Price is going to be a sticking point considering you’re getting a laptop-class processor with these Compute Element PCs, when you could build a Mini-ITX system that’s not much bigger with a beefier desktop CPU for the same price or even less. But you’re paying for compact size here, as the Nox Mini PC is about the same size as a high-end external GPU box.  

(Image credit: Tom's Hardware)

The simple modularity is also key. Assuming Intel will make future Compute Element cards, once your processor starts to bottleneck your graphics card or isn’t giving you the kick you need for your productivity tasks, you will be able to buy a newer Element card with a faster processor, swap over your boot drive and RAM, plug in the card alongside your GPU and be ready to go with your new CPU.

There’s a lot of potential in this ecosystem, and it’s refreshing to see a way for the PC industry to move past the traditional ATX/ITX form factors.

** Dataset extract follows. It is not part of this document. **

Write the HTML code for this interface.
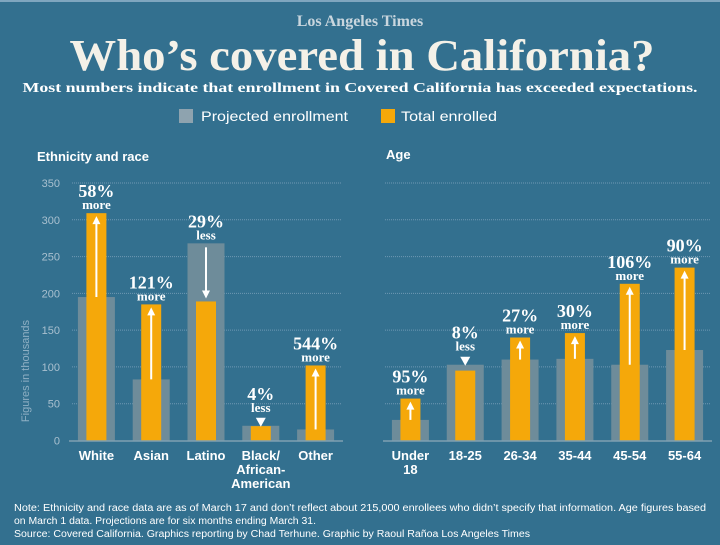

We’re excited to see where these kinds of PCs go, as companies experiment with daughter boards that could allow for other components, or even angled slots for flatter, wider chassis. Cost is a big hurdle, which should come down if the platform sells well and more manufacturers get involved. 

There doesn’t seem to be anything stopping AMD from jumping into this field either, other than the costs of tooling and manufacturing the boards. With the increased bandwidth of PCIe 4.0 baked into AMD’s latest processors, a system like this based around an AMD platform would have the potential to be a lot more powerful, versatile and expandable--and possibly more affordable.

For now though, this is an Intel-only game and we will have to see how much uptic the platform gets compared to tried-and true ATX/ITX systems. Cyberpower says its NOX Mini PC should be available, early in the second quarter.